I'm trying to pass MAX_OPEN_FILES parameter to JVM.
Actually, I am trying to increase fd on mac os x. I made it with launchctl command but the default behavior is to set the limit value by JVM, which is 10240. Therefore, I need pass MaxFDLimit parameter jvm when Elasticsearch starting.
Doesn't the JVM by default use the process's fd limit (OPEN_MAX), indicating that you're not upping that limit correctly? Now, if you do need to pass -XX:-MaxFDLimit I don't see why setting MAX_OPEN_FILES would help. Wouldn't you actually want to append -XX:-MaxFDLimit to ES_JAVA_OPTS? Seemingly relevant: http://stackoverflow.com/a/23530494/414355
After the above step and restarted Elasticsearch, I'm getting the following response from Elasticsearch when I uses this command: curl -XGET 'localhost:9200/_nodes/process?pretty'
It's hard to believe that adding it to ES_JAVA_OPTS or mimicking what you did in the shell (i.e. passing it directly to bin/elasticsearch) doesn't work. If that indeed is the case, inspecting the actual, full, command line in both cases should provide clues.
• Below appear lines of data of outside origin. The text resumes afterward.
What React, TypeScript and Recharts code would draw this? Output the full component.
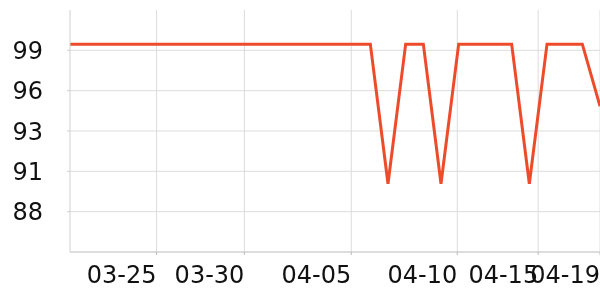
import { CartesianGrid, Line, LineChart, XAxis, YAxis } from "recharts";

// daily readings, one per point along the x axis
const values = [
  99, 99, 99, 99, 99, 99, 99, 99, 99, 99, 99, 99, 99, 99, 99, 99, 99, 99,
  90, 99, 99, 90, 99, 99, 99, 99, 90, 99, 99, 99, 95,
];

const tickPositions = [4.9, 9.87, 15.92, 21.92, 26.5, 30];
const tickLabels = ["03-25", "03-30", "04-05", "04-10", "04-15", "04-19"];

const yTicks = [88.2, 90.8, 93.4, 96, 98.6];

const data = values.map((v, i) => ({ idx: i, value: v }));

const FONT = "DejaVu Sans";

function XTick(props: any) {
  const { x, y, payload } = props;
  const i = tickPositions.indexOf(payload.value);
  return (
    <text x={x} y={y} dy="0.71em" textAnchor="end" fontSize={24} fontFamily={FONT} fill="#111">
      {tickLabels[i]}
    </text>
  );
}

function YTick(props: any) {
  const { x, y, payload } = props;
  return (
    <text x={x} y={y} dy="0.355em" textAnchor="end" fontSize={24} fontFamily={FONT} fill="#111">
      {Math.round(payload.value)}
    </text>
  );
}

export default function App() {
  return (
    <div style={{ position: "fixed", left: 0, top: 0 }}>
      <LineChart width={600} height={300} data={data} margin={{ top: 10, right: 0, left: 0, bottom: 0 }}>
        <CartesianGrid stroke="#dcdcdc" strokeWidth={1} syncWithTicks />
        <XAxis
          dataKey="idx"
          type="number"
          domain={[0, 30]}
          ticks={tickPositions}
          tick={<XTick />}
          height={48}
          tickSize={3}
          tickMargin={11}
          stroke="#bbb"
          interval={0}
        />
        <YAxis
          type="number"
          domain={[85.6, 101.2]}
          ticks={yTicks}
          tick={<YTick />}
          width={70}
          tickSize={3}
          tickMargin={24}
          stroke="#d0d0d0"
          interval={0}
          allowDataOverflow
        />
        <Line
          type="linear"
          dataKey="value"
          stroke="#ee4b2b"
          strokeWidth={3}
          dot={false}
          isAnimationActive={false}
        />
      </LineChart>
    </div>
  );
}
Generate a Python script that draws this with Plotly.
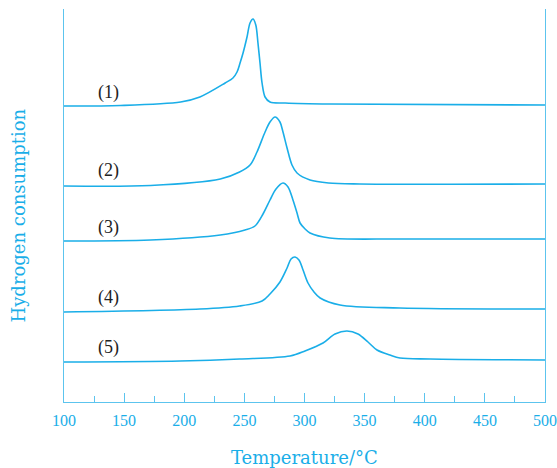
import plotly.graph_objects as go

# Temperature (°C) and signal (arbitrary units, offset per curve)
t1 = [100, 147, 197, 213, 234, 240.5, 243.9, 246.4, 248.9, 252.2, 254.7, 257.2, 259.5, 261.3, 263.0, 264.7, 267.2, 271.3, 284, 321, 500]
s1 = [296, 296.5, 300, 305, 319, 324, 330, 339, 349, 365, 379, 383, 377, 359, 339, 319, 305, 300, 299, 298, 297]

t2 = [100, 172, 230, 246, 254.7, 260.5, 267.2, 271.3, 275.5, 279.6, 282.1, 285.5, 289.6, 293.8, 304.6, 320, 346, 500]
s2 = [216, 216.5, 223, 230, 237, 250, 270, 280, 285, 280, 270, 254, 237, 229, 222, 219, 218, 218]

t3 = [100, 172, 230, 250.5, 258.8, 265.5, 271.3, 276.3, 282.1, 286.3, 290.4, 293.8, 296.3, 300.5, 304.6, 321, 379, 500]
s3 = [161, 162, 167, 172, 176, 188, 202, 213, 219, 215, 202, 189, 179, 173, 169, 164, 163, 163]

t4 = [100, 213, 246, 264.7, 271.3, 279.6, 285.5, 288.8, 292.1, 295.4, 298.8, 302.9, 307.9, 313, 329.5, 379, 500]
s4 = [90, 93, 96, 101, 108, 120, 134, 143, 145, 142, 132, 119, 110, 104, 97, 94, 93]

t5 = [100, 196.5, 246, 288, 300.4, 315.4, 325.4, 335.3, 344.5, 352.8, 360.3, 371, 379.4, 404.4, 500]
s5 = [40, 41, 43, 46, 51, 59, 68, 71, 68, 60, 52, 47, 44, 43, 42]

labels = ["(1)", "(2)", "(3)", "(4)", "(5)"]
label_t = [137, 137, 137, 137, 137]
label_s = [310, 232, 175, 105, 55]

x_ticks = [100, 150, 200, 250, 300, 350, 400, 450, 500]

BLUE = "#1aaee8"
AXIS = "#5cc4ee"

fig = go.Figure()
for t, s in [(t1, s1), (t2, s2), (t3, s3), (t4, s4), (t5, s5)]:
    fig.add_trace(go.Scatter(x=t, y=s, mode="lines",
                             line=dict(color=BLUE, width=1.6, shape="spline", smoothing=0.9),
                             showlegend=False, hoverinfo="skip"))

for lab, lt, ls in zip(labels, label_t, label_s):
    fig.add_annotation(x=lt, y=ls, text=lab, showarrow=False, xref="x", yref="y",
                       font=dict(family="Liberation Serif", size=18, color="#222222"))

fig.add_annotation(x=0.5, y=0, xref="paper", yref="paper", yshift=-55, yanchor="middle",
                   text="Temperature/°C",
                   showarrow=False, font=dict(family="DejaVu Serif", size=18, color=BLUE))
fig.add_annotation(x=0, y=0.5, xref="paper", yref="paper", xshift=-46, yshift=-10,
                   xanchor="center", yanchor="middle",
                   text="Hydrogen consumption", textangle=-90,
                   showarrow=False, font=dict(family="DejaVu Serif", size=18, color=BLUE))

fig.update_layout(
    width=557, height=468,
    margin=dict(l=64, r=12, t=9, b=66),
    plot_bgcolor="white", paper_bgcolor="white",
    xaxis=dict(range=[100, 500], tickvals=x_ticks, ticktext=[str(v) for v in x_ticks],
               ticks="inside", ticklen=9, tickcolor=AXIS, tickwidth=1.2,
               showline=True, linecolor=AXIS, linewidth=1.3, mirror=False,
               showgrid=False, zeroline=False, ticklabelstandoff=4, automargin=False,
               ticklabeloverflow="allow",
               tickfont=dict(family="Liberation Serif", size=16, color=BLUE),
               minor=dict(dtick=25, tick0=100, ticks="inside", ticklen=6, tickcolor=AXIS, tickwidth=1.2, showgrid=False)),
    yaxis=dict(range=[0, 393], showticklabels=False, ticks="", automargin=False,
               showline=True, linecolor=AXIS, linewidth=1.3, mirror=True,
               showgrid=False, zeroline=False),
)

fig.write_html("out.html", config={"displayModeBar": False},
               post_script="document.body.style.margin='0';document.body.style.overflow='hidden';")
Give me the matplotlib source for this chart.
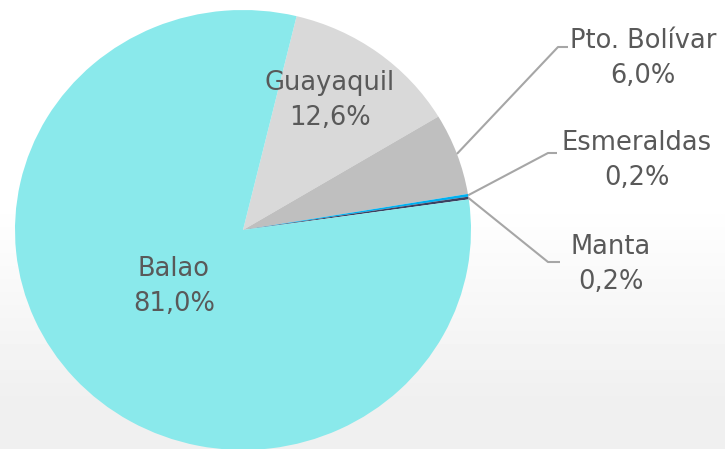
import numpy as np
import matplotlib.pyplot as plt

# shares by port, clockwise starting from the top
ports = ['Guayaquil', 'Pto. Bolívar', 'Esmeraldas', 'Manta', 'Balao']
shares = [12.6, 6.0, 0.2, 0.2, 81.0]
share_labels = ['12,6%', '6,0%', '0,2%', '0,2%', '81,0%']
colors = ['#D9D9D9', '#BFBFBF', '#00B0F0', '#3C4160', '#8AE9EB']

W, H = 725, 449
fig = plt.figure(figsize=(W / 100, H / 100), dpi=100)

# soft background: white at the top, light grey at the bottom
bg = fig.add_axes([0, 0, 1, 1], zorder=-1)
grad = np.ones((H, 1))
rows = np.arange(H)
grad[:, 0] = np.where(rows > 200, 1 - 0.06 * np.clip((rows - 200) / 200, 0, 1), 1)
bg.imshow(grad, cmap='gray', vmin=0, vmax=1, aspect='auto', extent=[0, 1, 0, 1])
bg.axis('off')

# pie axes: x from px 15..471, y from px 10..450 (top based)
cx, cy, rx, ry = 243, 230, 228, 220
ax = fig.add_axes([(cx - rx) / W, (H - cy - ry) / H, 2 * rx / W, 2 * ry / H])
wedges, _ = ax.pie(shares, colors=colors, startangle=76.4, counterclock=False,
                   wedgeprops=dict(linewidth=0))
ax.set_aspect('auto')
ax.set_xlim(-1, 1)
ax.set_ylim(-1, 1)
ax.axis('off')


def to_data(px, py):
    return (px - cx) / rx, (cy - py) / ry


txt = dict(color='#595959', fontsize=18.5, family='DejaVu Sans', ha='center',
           va='center', linespacing=1.45, clip_on=False)

# labels inside the big slices
for i, (px, py) in [(0, (330, 101)), (4, (174, 286))]:
    x, y = to_data(px, py)
    ax.text(x, y, ports[i] + '\n' + share_labels[i], **txt)

# outside labels with leader lines
outside = {1: ((558, 47), (568, 47), (643, 58)),
           2: ((548, 153), (557, 153), (637, 160)),
           3: ((548, 262), (560, 262), (611, 265))}
for i, (elbow, end, lab) in outside.items():
    w = wedges[i]
    mid = np.deg2rad((w.theta1 + w.theta2) / 2)
    ex, ey = to_data(*elbow)
    tx, ty = to_data(*end)
    ax.plot([np.cos(mid), ex, tx], [np.sin(mid), ey, ty], color='#A6A6A6',
            lw=1.5, clip_on=False, solid_capstyle='butt')
    lx, ly = to_data(*lab)
    ax.text(lx, ly, ports[i] + '\n' + share_labels[i], **txt)

fig.savefig('out.png', dpi=100)
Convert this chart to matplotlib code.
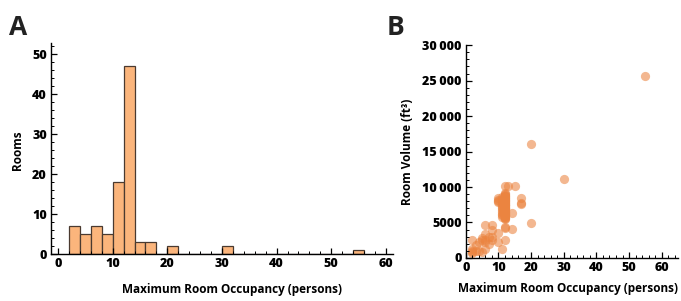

The -XX:-MaxFDLimit flag for JVM is not doing anything useful. It was meant for old Solaris 8 OS, where the kernel allocates only 256 file descriptors per process by default.
You should be aware that this flag will be removed in future JDK releases.
This flag is not needed any more. In Linux, you have to adjust the kernel settings in /etc/security/limits.conf but the default settings for file descriptors is already increased to 10240 in current distributions, which is more than you will need for Elasticsearch.